Mechanical Environment
Brunei came from a well-to-do family. His father—Marc Brunel—was born in the Vexin area of France, where he studied for the priesthood. He left the church for the French Navy and, when the Revolution came, fled to America. Here, as American industry began to develop, he established himself as a successful surveyor and architect. He came to England, where he set up a factory for the mass production of pulleys, of which, during the Napoleonic Wars, the British Navy was using 70,000 a year. He later turned his attention to the cutting and shaping of shipbuilding logs (an early form of pre-fabbing) and the mass production of boots for the army, using 16 different processes to turn out some 400 pairs a day. In 1821, Marc Brunel fell on hard times and was imprisoned for debt.

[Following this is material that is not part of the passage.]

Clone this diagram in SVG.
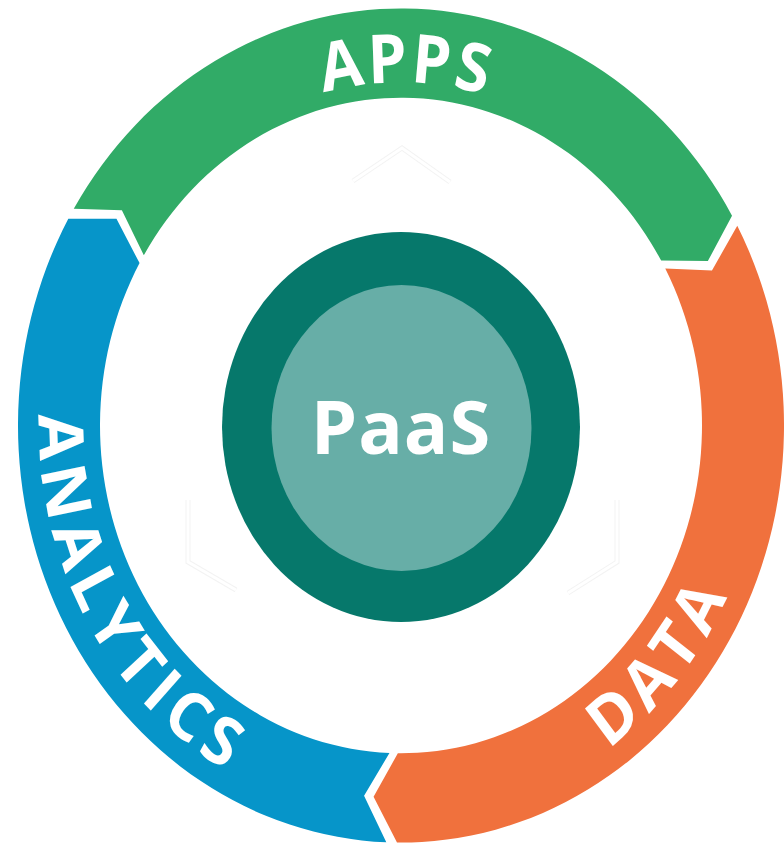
<svg xmlns="http://www.w3.org/2000/svg" width="784" height="848" viewBox="0 0 784 848">
<style>
.lbl{font-family:"Open Sans","Liberation Sans",sans-serif;font-weight:700;fill:#ffffff;font-size:62px}
.ghost{fill:none;stroke:#f3f3f3;stroke-width:5;stroke-linejoin:miter}
.ghostin{fill:none;stroke:#ffffff;stroke-width:3;stroke-linejoin:miter}
</style>
<defs>
<path id="pApps" d="M -315 0 A 315 315 0 0 1 315 0"/>
<path id="pAnalytics" d="M -186.44 -310.30 A 362 362 0 0 0 186.44 310.30"/>
<path id="pData" d="M -232.69 277.31 A 362 362 0 0 0 232.69 -277.31"/>
</defs>
<rect width="784" height="848" fill="#ffffff"/>
<g id="ghosts">
<polyline class="ghost" points="353,181 402,148 450,182"/>
<polyline class="ghostin" points="353,181 402,148 450,182"/>
<polyline class="ghost" points="188,500 188,562 236,590"/>
<polyline class="ghostin" points="188,500 188,562 236,590"/>
<polyline class="ghost" points="617,500 617,562 568,593"/>
<polyline class="ghostin" points="617,500 617,562 568,593"/>
</g>
<g transform="translate(401,425.5) scale(1,1.089)">
<g id="analytics">
<path fill="#0695c9" d="M -14.70 382.72 A 383 383 0 0 1 -332.69 -189.76 L -284.53 -189.76 L -261.46 -149.13 A 301 301 0 0 0 -11.56 300.78 L -36.94 340.00 Z"/>
<text class="lbl" letter-spacing="7"><textPath href="#pAnalytics" startOffset="49.6%" text-anchor="middle">ANALYTICS</textPath></text>
</g>
<g id="apps">
<path fill="#31ab67" d="M -327.24 -198.98 A 383 383 0 0 1 331.02 -192.66 L 306.86 -151.00 L 260.15 -151.41 A 301 301 0 0 0 -257.18 -156.38 L -279.12 -197.63 Z"/>
<text class="lbl" letter-spacing="3"><textPath href="#pApps" startOffset="50.5%" text-anchor="middle">APPS</textPath></text>
</g>
<g id="data">
<path fill="#f0713d" d="M 336.27 -183.34 A 383 383 0 0 1 -4.01 382.98 L -27.43 340.90 L -3.15 300.98 A 301 301 0 0 0 264.27 -144.09 L 310.96 -142.37 Z"/>
<text class="lbl" letter-spacing="6"><textPath href="#pData" startOffset="50%" text-anchor="middle">DATA</textPath></text>
</g>
</g>
<g id="paas">
<ellipse cx="401" cy="427" rx="179" ry="195" fill="#06786b"/>
<ellipse cx="401.5" cy="428" rx="130" ry="143" fill="#67aea7"/>
<text x="401" y="454" text-anchor="middle" font-family="'Open Sans','Liberation Sans',sans-serif" font-weight="700" font-size="74" fill="#ffffff" letter-spacing="1">PaaS</text>
</g>
</svg>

So it was that Isambard Kingdom Brunei grew up in an environment of mechanical exploration and adventure. Not only in his own family, but all around, could be seen the physical manifestations of industrialism. At the end of the Napoleonic Wars, the output of coal and iron and the products of the manufactories and the reformed agriculture produced an insistent need for faster and bulkier land transport. In the Cornish tin mine areas and the Durham coalfields the Trevethicks and Stevensons were answering the demand by building the new railways. It is in this field that Brunei is best remembered.
Great Western Railway
After working with his father on the Rotherhithe Tunnel in the 1820’s, Brunel designed and constructed several bridges and docks, notably at Plymouth, Brentford and Milford Haven. In 1833 he was appointed engineer to the Great Western Railway and for this company he did some of his greatest work. He was responsible for the first line to Bristol, with all the bridges and tunnels. (Part of his work consisted of negotiating with obstructive landowners). He designed the Wharncliffe Viaduct at Hanwell and the great iron bridge which crosses the river at Saltash in Cornwall. Later he turned to building ocean-going steamships larger than any previously known. In 1838 his Great Western started the first regular steamships service between Great Britain and America, making the voyage in the unheard of time of 15 days. This was followed in 1845 by the Great Britain, the first large vessel to use the screw propeller, which plied between Liverpool and New York.
Brunel also had his failures. His championing of the 7 foot gauge, which started the famous “Battle of the Gauges,” broke down in 1892, when the Great Western Railway adopted the standard gauge. On the South Devon Railway he experimented with a system of atmospheric propulsion, which proved a failure. Perhaps his most spectacular flop was the paddle steamer Great Eastern, a huge folly launched in 1858. The story of the Great Eastern is one of delays and casualties—it was never a financial success and ended as a submarine cable layer. The strain of building her broke Brunei’s health. He had a stroke on the day he was watching her engines being tested—5th September, 1859—and ten days later he was dead.
Kings and Servers
Typical of his time, Brunei was impatient of restrictions on invention and careless of public opinion of his work. He reached his fame when the designers and builders of early industrial capitalism were raising their structures to the glory of Utility, Profit and Speed. Those were the days when the glass- vaulted roofs of Paddington and St. Pancras Stations had replaced the cathedrals and churches into which the wealthy landowner and merchant had once poured their surplus. When the railway viaducts and the Stock Markets took the place of the Cloth Halls—and King Coal sat in state on the High Throne, with child labour for his server.
Brunel’s railways carried the products of the appalling working conditions of the time, when coal miners seemed scarcely human and children were lucky to work no more than a twelve hour day in the textile mills. For the workers the new capitalism meant hard work, low pay and indifferent food eaten in gaunt, soulless tenements scowling down on the Main Line. It meant squalid back-to-back houses crouching around the pit head and the viciousness of dockland. No gift of science or brilliance of design was directed that way. Here lived the beasts of burden, gin soaked and humble in their misery. In its exciting day of expansion, capitalism spurned the very people who made it possible.
No blame to Brunel for this. He was an inventive master whose abilities were used by a vicious and inhuman social system. Remember that, if you ever take a look at that plaque.